In her photographic series FORCES, Sonja Braas shows the force of nature – wild, untamed, untouched by civilisation. Towering thunderclouds, mountain ranges reaching high into the sky, eternal snowfields: the camera finds itself amidst these overwhelming scenarios, apparently detached from the photographer’s hand, in absolute negation of human presence. It is as if these monumental photographs seek to correspond to a Romantic concept of nature and when looking at them we certainly sense something of the sublime quality the Romantics considered nature to possess.

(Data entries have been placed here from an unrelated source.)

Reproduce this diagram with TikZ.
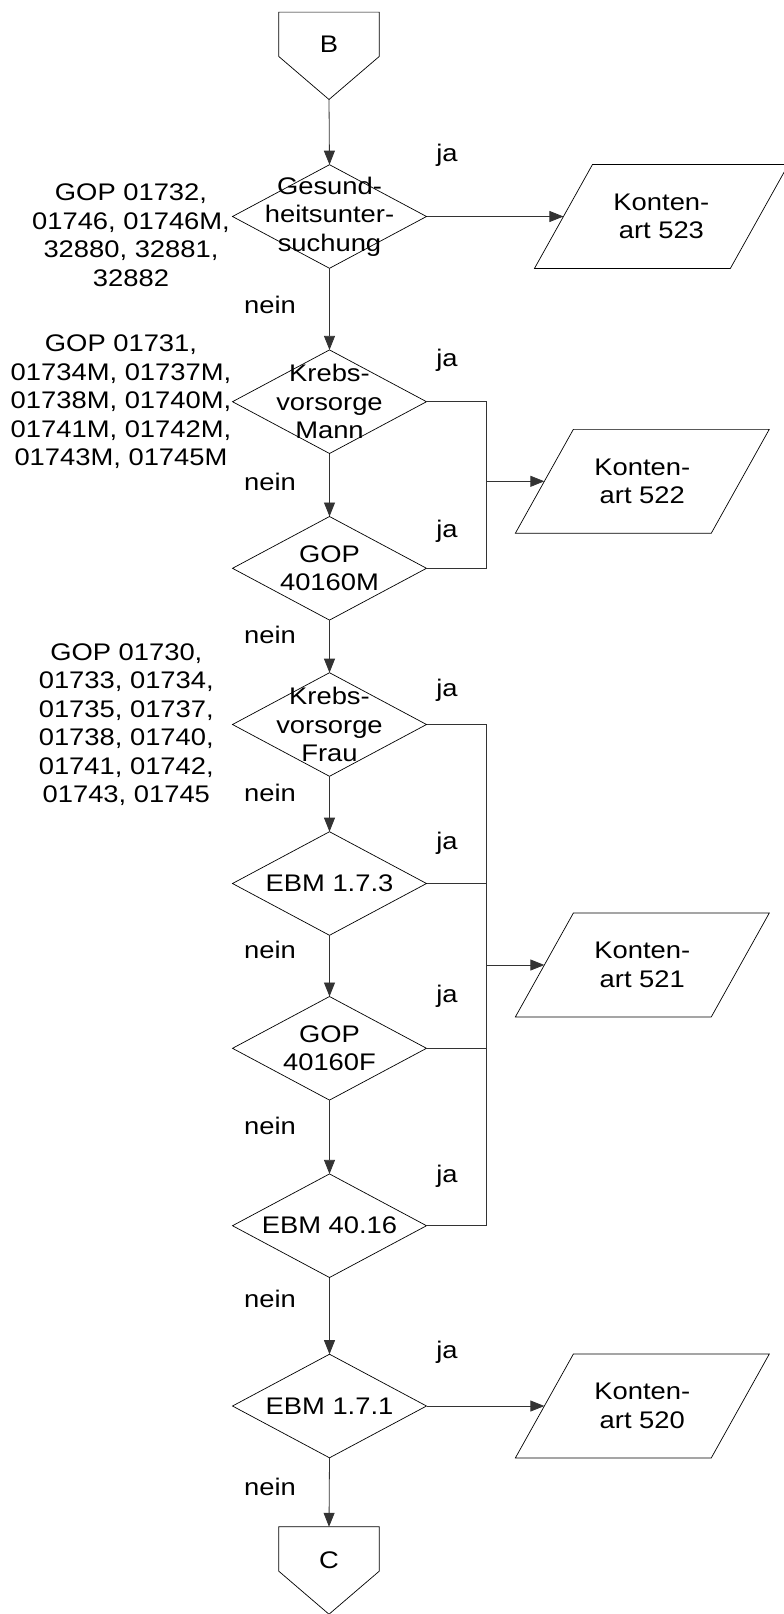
\documentclass[tikz,border=0pt]{standalone}
\usepackage{fontspec}
\setmainfont{Liberation Sans}[FakeStretch=1.14]
\usetikzlibrary{arrows.meta}
\tikzset{
  txt/.style={font=\fontsize{24}{28.5}\selectfont, align=center, inner sep=0pt, text=black},
  dia/.style={txt, minimum width=193.6pt, minimum height=103.2pt},
  datbox/.style={txt, minimum width=195.5pt, minimum height=103.5pt},
  offpage/.style={minimum width=100pt, minimum height=87pt, inner sep=0pt},
  wire/.style={draw=black!80, line width=0.8pt},
  arr/.style={wire, -{Triangle[length=14pt,width=11pt]}},
  outline/.style={draw=black, line width=0.7pt},
}
\begin{document}
\begin{tikzpicture}[x=1pt,y=-1pt]
\useasboundingbox (0,0) rectangle (784,1614);

% off-page connectors
\node[offpage] (B) at (329,55.8) {};
\node[txt] (Bt) at (329,44.7) {B};
\node[offpage] (C) at (329,1570.5) {};
\node[txt] (Ct) at (329,1560) {C};
\foreach \n in {B,C}
  \draw[outline] (\n.north west) -- (\n.north east) -- ([yshift=43pt]\n.south east)
     -- (\n.south) -- ([yshift=43pt]\n.south west) -- cycle;

% decisions
\node[dia] (d1) at (329.5,216.5) {Gesund-\\heitsunter-\\suchung};
\node[dia] (d2) at (329.5,401.7) {Krebs-\\vorsorge\\Mann};
\node[dia] (d3) at (329.5,568.3) {GOP\\40160M};
\node[dia] (d4) at (329.5,724.5) {Krebs-\\vorsorge\\Frau};
\node[dia] (d5) at (329.5,883.5) {EBM 1.7.3};
\node[dia] (d6) at (329.5,1048.3) {GOP\\40160F};
\node[dia] (d7) at (329.5,1225.7) {EBM 40.16};
\node[dia] (d8) at (329.5,1406) {EBM 1.7.1};
\foreach \n in {d1,d2,d3,d4,d5,d6,d7,d8}
  \draw[outline] (\n.west) -- (\n.north) -- (\n.east) -- (\n.south) -- cycle;

% data (parallelograms)
\node[datbox] (p523) at (661.4,216.5) {Konten-\\art 523};
\node[datbox] (p522) at (642.3,481.3) {Konten-\\art 522};
\node[datbox] (p521) at (642.3,965) {Konten-\\art 521};
\node[datbox] (p520) at (642.3,1406) {Konten-\\art 520};
\foreach \n in {p523,p522,p521,p520}
  \draw[outline] ([xshift=-29pt]\n.south west) -- ([xshift=29pt]\n.north west)
     -- ([xshift=29pt]\n.north east) -- ([xshift=-29pt]\n.south east) -- cycle;

% side notes
\node[txt] (n1) at (131,235) {GOP 01732,\\01746, 01746M,\\32880, 32881,\\32882};
\node[txt] (n2) at (121,401.7) {GOP 01731,\\01734M, 01737M,\\01738M, 01740M,\\01741M, 01742M,\\01743M, 01745M};
\node[txt] (n3) at (126.3,724.5) {GOP 01730,\\01733, 01734,\\01735, 01737,\\01738, 01740,\\01741, 01742,\\01743, 01745};

% main flow
\draw[arr] (B.south) -- (d1.north);
\draw[arr] (d1.south) -- (d2.north);
\draw[arr] (d2.south) -- (d3.north);
\draw[arr] (d3.south) -- (d4.north);
\draw[arr] (d4.south) -- (d5.north);
\draw[arr] (d5.south) -- (d6.north);
\draw[arr] (d6.south) -- (d7.north);
\draw[arr] (d7.south) -- (d8.north);
\draw[arr] (d8.south) -- (C.north);

% yes branches
\draw[arr] (d1.east) -- (p523.west);
\coordinate (bus1) at (486,481.3);
\draw[wire] (d2.east) -- (d2.east -| bus1) -- (d3.east -| bus1) -- (d3.east);
\draw[arr] (bus1) -- (p522.west);
\coordinate (bus2) at (486,965);
\draw[wire] (d4.east) -- (d4.east -| bus2) -- (d7.east -| bus2) -- (d7.east);
\draw[wire] (d5.east) -- (d5.east -| bus2);
\draw[wire] (d6.east) -- (d6.east -| bus2);
\draw[arr] (bus2) -- (p521.west);
\draw[arr] (d8.east) -- (p520.west);

% ja / nein labels
\node[txt] (j1) at (447,155) {ja};
\node[txt] (j2) at (447,360) {ja};
\node[txt] (j3) at (447,531.7) {ja};
\node[txt] (j4) at (447,690.5) {ja};
\node[txt] (j5) at (447,843.3) {ja};
\node[txt] (j6) at (447,996.7) {ja};
\node[txt] (j7) at (447,1176) {ja};
\node[txt] (j8) at (447,1352.3) {ja};
\node[txt] (e1) at (270,305) {nein};
\node[txt] (e2) at (270,481.7) {nein};
\node[txt] (e3) at (270,635) {nein};
\node[txt] (e4) at (270,792.7) {nein};
\node[txt] (e5) at (270,950) {nein};
\node[txt] (e6) at (270,1126) {nein};
\node[txt] (e7) at (270,1299.3) {nein};
\node[txt] (e8) at (270,1487.3) {nein};
\end{tikzpicture}
\end{document}
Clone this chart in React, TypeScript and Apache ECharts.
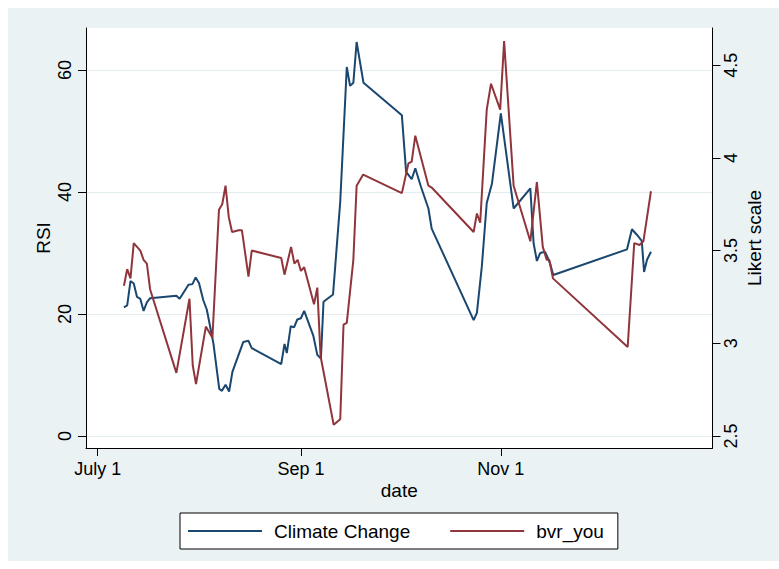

Yet the artist is deceiving us, pushing that Romantic view of nature to an absurd conclusion. While approximately half the photographs were taken outdoors, the others show landscapes that were meticulously arranged in the studio and were then photographed there. The traditional understanding of photography as a documentary medium that represents reality and the concept of a staged, manipulated art that has developed in the age of digital photography both find their expression in FORCES, while the contrasts between those two poles are simultaneously diminished. The manipulated photographs unmask the image of intact nature as a deception and so it simultaneously becomes clear that every so-called documentary photograph - and ultimately every image that human beings have of nature - is manipulated in the sense that it is founded on personal assumptions and expectations. The Romantic vision of a primaeval nature untouched by human civilisation is shown to be a utopia.

By the reverse token, Istvan Balogh’s disturbing images cannot be denied a documentary aspect. His mostly analogue photographs represent a real situation that he has created scenographically, as if he were a film director, and to which he has added unreal elements. The narrative structure of Balogh’s photographs makes us try to remember corresponding situations and to connect the scene with circumstances that we have experienced personally or at least indirectly. At this point an unbridgeable gap opens up in the narrative structure; we find ourselves unable to link the fictional scene with actual events. The picture of the woman with a cello case is a fairly ordinary one, but the mask on the musician’s face creates uncertainty, defies categorisation. Is the woman a spy? Is she a criminal or even a terrorist? And what does the apparently harmless cello case contain? We perceive the woman as being real und yet she does not fit in with our image of reality; she is disturbing, unsettling.

Istvan Balogh’s photographic works lie at the threshold between reality and unreality. Like Sonja Braas’ staged landscapes, they question the human eye’s capacity to transmit objective reality.